As a kid, Glover watched old Fred Astaire movies. It was his introduction to tap dancing, and Astaire's dancing still makes Glover smile.
Is it possible for a young black man from Newark, N.J., to have the kind of career that Fred Astaire had? "Oh yeah. Quite easy," says Glover.
His faith in himself comes from his mother, Yvette. Savion's father left them before he was born, and Yvette Glover raised her three sons on her own. She knew early on that her youngest had a special gift. "I mean, before he could walk he was banging," she says. Banging? "Banging with rhythm."
At first, that rhythm was confined to banging his mother's "pots, my pans, my walls, my floors, the sofa, everything," she recalls. She arranged for him to take dance classes.
But first, Yvette Glover laid down some strict rules. Savion and his brothers had to work hard and stay out of trouble.

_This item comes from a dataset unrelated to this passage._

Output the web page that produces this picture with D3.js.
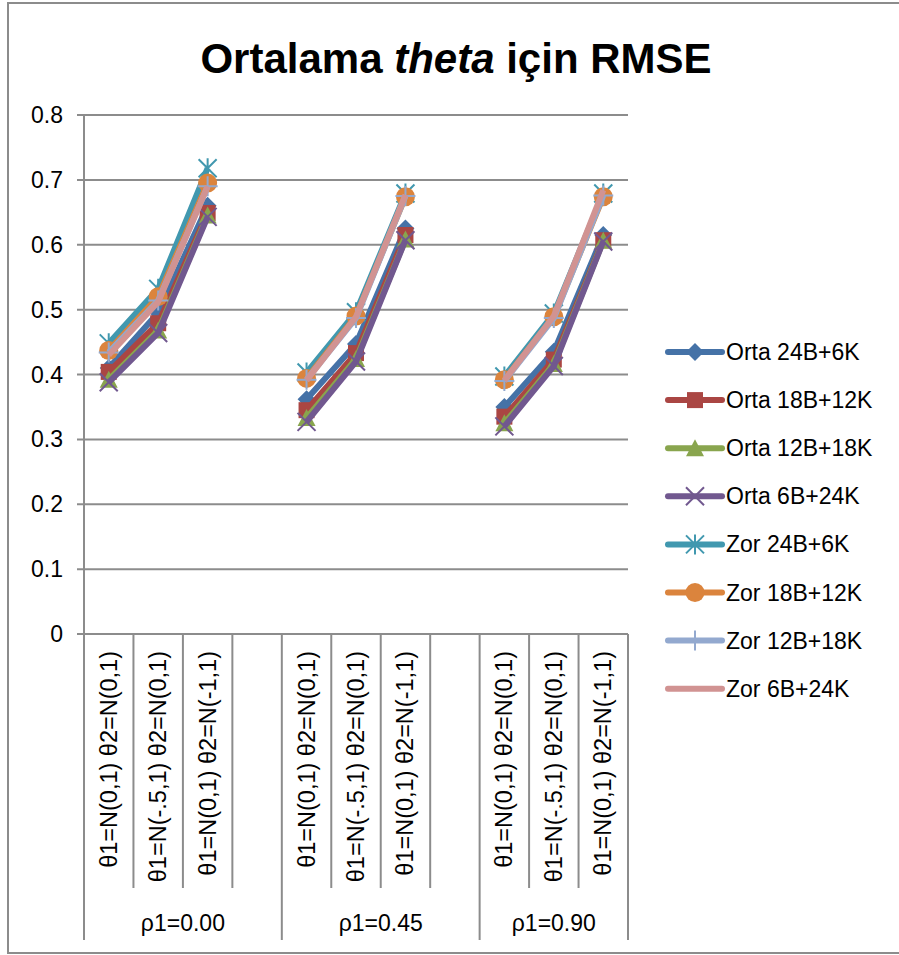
<!DOCTYPE html>
<html>
<head>
  <meta charset="utf-8">
  <script src="https://d3js.org/d3.v7.min.js"></script>
  <style>
    body { margin: 0; background: #fff; }
    text { font-family: "Liberation Sans", Arial, sans-serif; fill: #000; }
    .grid line { stroke: #8c8c8c; stroke-width: 2px; }
  </style>
</head>
<body>
  <div id="chart"></div>
  <script>
    // categories: 11 slots, null = empty slot between groups
    var slots = ["θ1=N(0,1) θ2=N(0,1)", "θ1=N(-.5,1) θ2=N(0,1)", "θ1=N(0,1) θ2=N(-1,1)", null,
                 "θ1=N(0,1) θ2=N(0,1)", "θ1=N(-.5,1) θ2=N(0,1)", "θ1=N(0,1) θ2=N(-1,1)", null,
                 "θ1=N(0,1) θ2=N(0,1)", "θ1=N(-.5,1) θ2=N(0,1)", "θ1=N(0,1) θ2=N(-1,1)"];
    var groups = ["ρ1=0.00", "ρ1=0.45", "ρ1=0.90"];
    var groupSize = [4, 4, 3];
    var yTicks = [0, 0.1, 0.2, 0.3, 0.4, 0.5, 0.6, 0.7, 0.8];

    var seriesNames = ["Orta 24B+6K", "Orta 18B+12K", "Orta 12B+18K", "Orta 6B+24K",
                       "Zor 24B+6K", "Zor 18B+12K", "Zor 12B+18K", "Zor 6B+24K"];
    var orta24 = [0.41, 0.495, 0.66, null, 0.362, 0.447, 0.625, null, 0.350, 0.435, 0.615];
    var orta18 = [0.404, 0.479, 0.649, null, 0.345, 0.433, 0.615, null, 0.335, 0.423, 0.607];
    var orta12 = [0.392, 0.468, 0.645, null, 0.333, 0.424, 0.608, null, 0.325, 0.416, 0.606];
    var orta6  = [0.388, 0.464, 0.643, null, 0.327, 0.420, 0.607, null, 0.320, 0.413, 0.605];
    var zor24  = [0.448, 0.532, 0.718, null, 0.403, 0.496, 0.679, null, 0.397, 0.494, 0.679];
    var zor18  = [0.437, 0.520, 0.695, null, 0.394, 0.490, 0.674, null, 0.392, 0.489, 0.674];
    var zor12  = [0.434, 0.514, 0.690, null, 0.392, 0.487, 0.675, null, 0.390, 0.487, 0.676];
    var zor6   = [0.430, 0.512, 0.690, null, 0.391, 0.489, 0.677, null, 0.391, 0.490, 0.684];
    var allSeries = [orta24, orta18, orta12, orta6, zor24, zor18, zor12, zor6];

    var colors = ["#4572A7", "#AA4643", "#89A54E", "#71588F", "#4198AF", "#DB843D", "#93A9CF", "#D19392"];
    var markers = ["diamond", "square", "triangle", "x", "asterisk", "circle", "plus", "none"];

    var W = 899, H = 955;
    var svg = d3.select("#chart").append("svg").attr("width", W).attr("height", H);

    // outer frame (right edge is off the picture)
    svg.append("path")
      .attr("d", "M899,3 L8,3 L8,953 L899,953")
      .attr("fill", "none").attr("stroke", "#8c8c8c").attr("stroke-width", 2);

    // title
    var title = svg.append("text")
      .attr("x", 456).attr("y", 73)
      .attr("text-anchor", "middle")
      .style("font-size", "42px").style("font-weight", "bold");
    title.append("tspan").text("Ortalama ");
    title.append("tspan").style("font-style", "italic").text("theta");
    title.append("tspan").text(" için RMSE");

    var pLeft = 84, pRight = 628, pTop = 115, pBottom = 634;
    var x = d3.scaleBand().domain(d3.range(slots.length)).range([pLeft, pRight]).padding(0);
    var y = d3.scaleLinear().domain([0, 0.8]).range([pBottom, pTop]);

    // gridlines + y labels
    var grid = svg.append("g").attr("class", "grid");
    grid.selectAll("line").data(yTicks).enter().append("line")
      .attr("x1", pLeft - 7).attr("x2", pRight)
      .attr("y1", function (d) { return y(d); })
      .attr("y2", function (d) { return y(d); });
    svg.append("g").selectAll("text").data(yTicks).enter().append("text")
      .attr("x", 63).attr("y", function (d) { return y(d) + 8; })
      .attr("text-anchor", "end")
      .style("font-size", "23px")
      .text(function (d) { return d === 0 ? "0" : d3.format(".1f")(d); });
    // y axis line
    svg.append("line").attr("x1", pLeft).attr("x2", pLeft).attr("y1", pTop).attr("y2", 940)
      .attr("stroke", "#8c8c8c").attr("stroke-width", 2);

    // category dividers
    var groupStarts = [];
    var acc = 0;
    groupSize.forEach(function (n) { groupStarts.push(acc); acc += n; });
    var ax = svg.append("g");
    d3.range(1, slots.length + 1).forEach(function (i) {
      var isGroupEdge = groupStarts.indexOf(i) >= 0 || i === slots.length;
      var xx = i === slots.length ? pRight : x(i);
      ax.append("line").attr("x1", xx).attr("x2", xx)
        .attr("y1", pBottom).attr("y2", isGroupEdge ? 940 : 888)
        .attr("stroke", "#8c8c8c").attr("stroke-width", 2);
    });
    // category labels, rotated
    slots.forEach(function (d, i) {
      if (!d) return;
      ax.append("text")
        .attr("transform", "translate(" + (x(i) + x.bandwidth() / 2 + 8) + ",651) rotate(-90)")
        .attr("text-anchor", "end")
        .style("font-size", "23.5px")
        .text(d);
    });
    // group labels
    groups.forEach(function (g, k) {
      var x0 = x(groupStarts[k]);
      var end = groupStarts[k] + groupSize[k];
      var x1 = end >= slots.length ? pRight : x(end);
      ax.append("text")
        .attr("x", (x0 + x1) / 2).attr("y", 931)
        .attr("text-anchor", "middle")
        .style("font-size", "23px")
        .text(g);
    });

    // marker drawing
    function drawMarker(sel, type, color, cx, cy) {
      if (type === "diamond") {
        sel.append("path").attr("d", "M" + cx + "," + (cy - 9) + "L" + (cx + 9) + "," + cy + "L" + cx + "," + (cy + 9) + "L" + (cx - 9) + "," + cy + "Z")
          .attr("fill", color);
      } else if (type === "square") {
        sel.append("rect").attr("x", cx - 8).attr("y", cy - 8).attr("width", 16).attr("height", 16).attr("fill", color);
      } else if (type === "triangle") {
        sel.append("path").attr("d", "M" + cx + "," + (cy - 9) + "L" + (cx + 9) + "," + (cy + 8) + "L" + (cx - 9) + "," + (cy + 8) + "Z")
          .attr("fill", color);
      } else if (type === "x") {
        sel.append("path").attr("d", "M" + (cx - 9) + "," + (cy - 9) + "L" + (cx + 9) + "," + (cy + 9) + "M" + (cx + 9) + "," + (cy - 9) + "L" + (cx - 9) + "," + (cy + 9))
          .attr("stroke", color).attr("stroke-width", 2);
      } else if (type === "asterisk") {
        sel.append("path").attr("d", "M" + (cx - 9) + "," + (cy - 9) + "L" + (cx + 9) + "," + (cy + 9) + "M" + (cx + 9) + "," + (cy - 9) + "L" + (cx - 9) + "," + (cy + 9) + "M" + cx + "," + (cy - 10) + "L" + cx + "," + (cy + 10))
          .attr("stroke", color).attr("stroke-width", 2);
      } else if (type === "circle") {
        sel.append("circle").attr("cx", cx).attr("cy", cy).attr("r", 9.5).attr("fill", color);
      } else if (type === "plus") {
        sel.append("path").attr("d", "M" + cx + "," + (cy - 10) + "L" + cx + "," + (cy + 10) + "M" + (cx - 10) + "," + cy + "L" + (cx + 10) + "," + cy)
          .attr("stroke", color).attr("stroke-width", 2);
      }
    }

    var line = d3.line()
      .defined(function (d) { return d !== null; })
      .x(function (d, i) { return x(i) + x.bandwidth() / 2; })
      .y(function (d) { return y(d); });

    var plot = svg.append("g");
    allSeries.forEach(function (vals, k) {
      var g = plot.append("g");
      g.append("path").datum(vals)
        .attr("d", line)
        .attr("fill", "none")
        .attr("stroke", colors[k])
        .attr("stroke-width", 6)
        .attr("stroke-linejoin", "round");
      vals.forEach(function (v, i) {
        if (v === null) return;
        drawMarker(g, markers[k], colors[k], x(i) + x.bandwidth() / 2, y(v));
      });
    });

    // legend
    var legend = svg.append("g");
    seriesNames.forEach(function (name, k) {
      var ly = 352 + k * 48.1;
      var lg = legend.append("g");
      lg.append("line").attr("x1", 668).attr("x2", 722).attr("y1", ly).attr("y2", ly)
        .attr("stroke", colors[k]).attr("stroke-width", 6).attr("stroke-linecap", "round");
      drawMarker(lg, markers[k], colors[k], 695, ly);
      lg.append("text").attr("x", 726).attr("y", ly + 8)
        .style("font-size", "23px")
        .text(name);
    });
  </script>
</body>
</html>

"Everyone in Newark knows us," Yvette Glover says. "Other children used to say, I used to say, 'Now you guys wherever you go you better be on your best behavior because I will know if you're not.' And they would come home, and sometimes they'd tell me, 'You know, Ma, everyone knows us. We can't do anything.'"
If Yvette Glover's presence was a powerful influence, so was the absence of Savion's father. "I actually got his number - you know what I'm saying? - a little while ago," Savion Glover says. "But I haven't called. I'm still trying to figure out, do I, am I, going to call him Dad, or am I going to call him Mitchell, which is his name? I don't know the approach."
But the dancer still goes home to Newark whenever possible. At a show at the Newark Performing Arts center last winter, his mother sang, his brother danced, and Savion rocked the house. He brought along part of his extended family, his other mentor and father figure, Jimmy Slyde, a tap dancer who is now 72.
Slyde believes that Glover aspires to "not allow tap dancing to be forgotten as it was" and to not see tap dancers like Slyde forgotten. "I think that hurts him more than anything," Slyde says.
The old tap dancers nicknamed Glover "The Sponge" because he soaked up everything they knew about dance and about life. "Those men were there to show me the right way, you know what I'm saying?" Glover says. "Where I could've went the wrong way with this - inside the dance or not. They were there to show me the right way."
Asked if Glover reminds him of himself at a younger age, Slyde says, "In a sense, because he's not easily shaken. You know? He has humor. He's not stuck on himself. And he's a mama's boy. I love that. I love that. I don't think there's anything better to be." And what's the characteristic of a mama's boy? Slyde says it's being "one who cares."
Tap dancers will tell you tht they don't reach their peak until their mid-40s. Savion Glover, to many the savior of tap dancing, is just getting started at the age of 26.
If zero to 10 is the range of his potential with tap, where does Glover believe he himself is now? "I would say I'm maybe about five and a half. Maybe just shy of a six," he replies. But even Glover thinks that "if I stay on the path that I'm on now, they're going to have to build a new chart."
These days, Glover has a protégé of his own. "This is the future of the dance right here," he says, introducing 10-year-old Cartier Williams.